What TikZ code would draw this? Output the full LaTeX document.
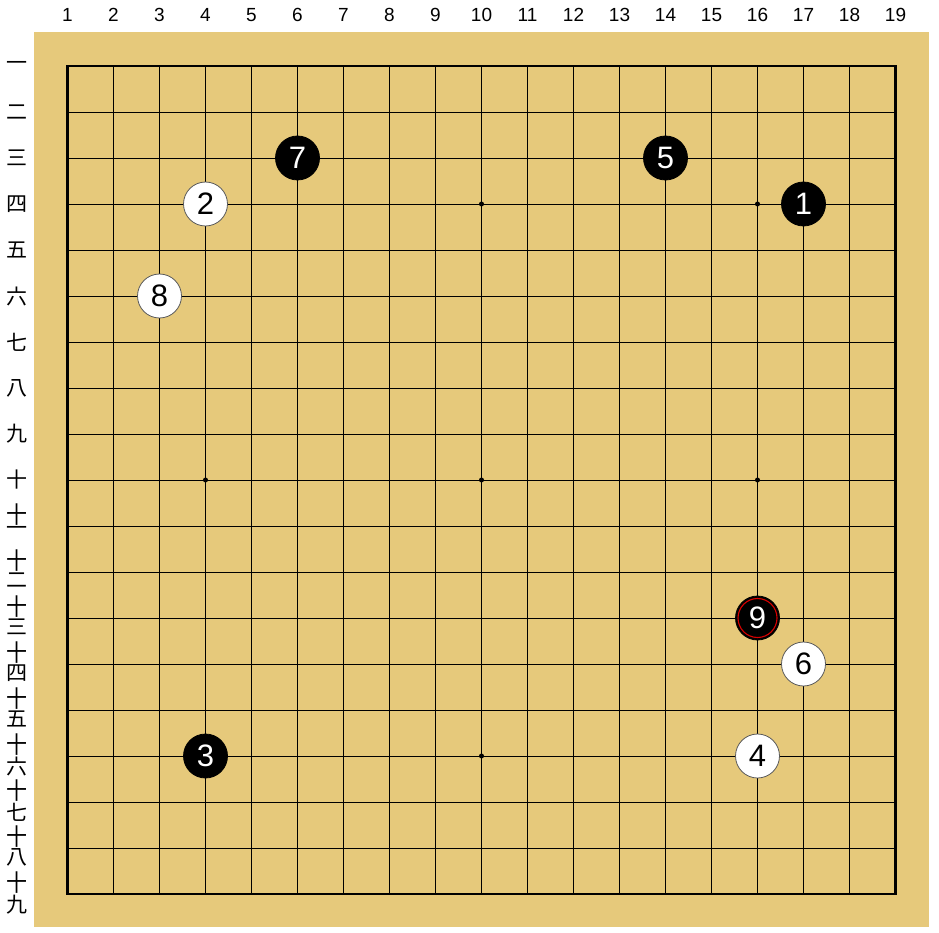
\documentclass[tikz,border=0pt]{standalone}
\usepackage{graphicx}
\usepackage{fontspec}
\setmainfont{Liberation Sans}
\newfontfamily\cjk{Noto Sans CJK JP}
\definecolor{board}{RGB}{230,201,123}
\newcommand\stackten[1]{\vbox{\offinterlineskip\halign{\hfil##\hfil\cr\scalebox{1}[1.12]{十}\cr\noalign{\kern1pt}#1\cr}}}
\begin{document}
\begin{tikzpicture}[x=1pt,y=-1pt,
  stonebase/.style={circle,line width=0.8pt,minimum size=44pt,inner sep=0pt,font=\fontsize{31}{31}\selectfont},
  stoneb/.style={stonebase,fill=black,draw=black,text=white},
  stonew/.style={stonebase,fill=white,draw=black!65,text=black},
  collab/.style={font=\fontsize{19}{19}\selectfont,inner sep=0pt},
  rowlab/.style={font=\cjk\fontsize{21}{21}\selectfont,inner sep=0pt},
  hoshi/.style={circle,fill=black,minimum size=5pt,inner sep=0pt},
  gridline/.style={line width=0.9pt,black},
  lastmark/.style={draw=red!85!black,line width=1.1pt}]
\fill[white] (0,0) rectangle (939,933);
\useasboundingbox (0,0) rectangle (939,933);
\fill[board] (34,32) rectangle (929,927);
\foreach \i in {2,...,18} {
  \draw[gridline] ({67.5+(\i-1)*46},66) -- ({67.5+(\i-1)*46},894);
  \draw[gridline] (67.5,{66+(\i-1)*46}) -- (895.5,{66+(\i-1)*46});
}
\draw[line width=2.4pt] (67.5,66) rectangle (895.5,894);
% column labels
\foreach \i in {1,...,19}
  \node[collab] (c\i) at ({67.5+(\i-1)*46},15) {\i};
% row labels 1-10
\foreach \j/\t in {1/一,2/二,3/三,4/四,5/五,6/六,7/七,8/八,9/九,10/十}
  \node[rowlab] (r\j) at (17,{66+(\j-1)*46}) {\t};
% row labels 11-19, stacked
\foreach \j/\t in {11/一,12/二,13/三,14/四,15/五,16/六,17/七,18/八,19/九}
  \node[rowlab,anchor=north] (r\j) at (17,{66+(\j-1)*46-22}) {\stackten{\t}};
% hoshi
\foreach \a/\b in {10/4,16/4,4/10,10/10,16/10,10/16}
  \node[hoshi] (h\a-\b) at ({67.5+(\a-1)*46},{66+(\b-1)*46}) {};
% stones
\node[stoneb] (s1) at ({67.5+16*46},{66+3*46}) {1};
\node[stonew] (s2) at ({67.5+3*46},{66+3*46}) {2};
\node[stoneb] (s3) at ({67.5+3*46},{66+15*46}) {3};
\node[stonew] (s4) at ({67.5+15*46},{66+15*46}) {4};
\node[stoneb] (s5) at ({67.5+13*46},{66+2*46}) {5};
\node[stonew] (s6) at ({67.5+16*46},{66+13*46}) {6};
\node[stoneb] (s7) at ({67.5+5*46},{66+2*46}) {7};
\node[stonew] (s8) at ({67.5+2*46},{66+5*46}) {8};
\node[stoneb] (s9) at ({67.5+15*46},{66+12*46}) {9};
\draw[lastmark] (s9.center) circle[radius=19.5pt];
\end{tikzpicture}
\end{document}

-- -- --

Directions: Produce an exact copy of each line of data, skipping embedded images.

Answer to this task:
What TikZ code would draw this? Output the full LaTeX document.
\documentclass[tikz,border=0pt]{standalone}
\usepackage{graphicx}
\usepackage{fontspec}
\setmainfont{Liberation Sans}
\newfontfamily\cjk{Noto Sans CJK JP}
\definecolor{board}{RGB}{230,201,123}
\newcommand\stackten[1]{\vbox{\offinterlineskip\halign{\hfil##\hfil\cr\scalebox{1}[1.12]{十}\cr\noalign{\kern1pt}#1\cr}}}
\begin{document}
\begin{tikzpicture}[x=1pt,y=-1pt,
  stonebase/.style={circle,line width=0.8pt,minimum size=44pt,inner sep=0pt,font=\fontsize{31}{31}\selectfont},
  stoneb/.style={stonebase,fill=black,draw=black,text=white},
  stonew/.style={stonebase,fill=white,draw=black!65,text=black},
  collab/.style={font=\fontsize{19}{19}\selectfont,inner sep=0pt},
  rowlab/.style={font=\cjk\fontsize{21}{21}\selectfont,inner sep=0pt},
  hoshi/.style={circle,fill=black,minimum size=5pt,inner sep=0pt},
  gridline/.style={line width=0.9pt,black},
  lastmark/.style={draw=red!85!black,line width=1.1pt}]
\fill[white] (0,0) rectangle (939,933);
\useasboundingbox (0,0) rectangle (939,933);
\fill[board] (34,32) rectangle (929,927);
\foreach \i in {2,...,18} {
  \draw[gridline] ({67.5+(\i-1)*46},66) -- ({67.5+(\i-1)*46},894);
  \draw[gridline] (67.5,{66+(\i-1)*46}) -- (895.5,{66+(\i-1)*46});
}
\draw[line width=2.4pt] (67.5,66) rectangle (895.5,894);
% column labels
\foreach \i in {1,...,19}
  \node[collab] (c\i) at ({67.5+(\i-1)*46},15) {\i};
% row labels 1-10
\foreach \j/\t in {1/一,2/二,3/三,4/四,5/五,6/六,7/七,8/八,9/九,10/十}
  \node[rowlab] (r\j) at (17,{66+(\j-1)*46}) {\t};
% row labels 11-19, stacked
\foreach \j/\t in {11/一,12/二,13/三,14/四,15/五,16/六,17/七,18/八,19/九}
  \node[rowlab,anchor=north] (r\j) at (17,{66+(\j-1)*46-22}) {\stackten{\t}};
% hoshi
\foreach \a/\b in {10/4,16/4,4/10,10/10,16/10,10/16}
  \node[hoshi] (h\a-\b) at ({67.5+(\a-1)*46},{66+(\b-1)*46}) {};
% stones
\node[stoneb] (s1) at ({67.5+16*46},{66+3*46}) {1};
\node[stonew] (s2) at ({67.5+3*46},{66+3*46}) {2};
\node[stoneb] (s3) at ({67.5+3*46},{66+15*46}) {3};
\node[stonew] (s4) at ({67.5+15*46},{66+15*46}) {4};
\node[stoneb] (s5) at ({67.5+13*46},{66+2*46}) {5};
\node[stonew] (s6) at ({67.5+16*46},{66+13*46}) {6};
\node[stoneb] (s7) at ({67.5+5*46},{66+2*46}) {7};
\node[stonew] (s8) at ({67.5+2*46},{66+5*46}) {8};
\node[stoneb] (s9) at ({67.5+15*46},{66+12*46}) {9};
\draw[lastmark] (s9.center) circle[radius=19.5pt];
\end{tikzpicture}
\end{document}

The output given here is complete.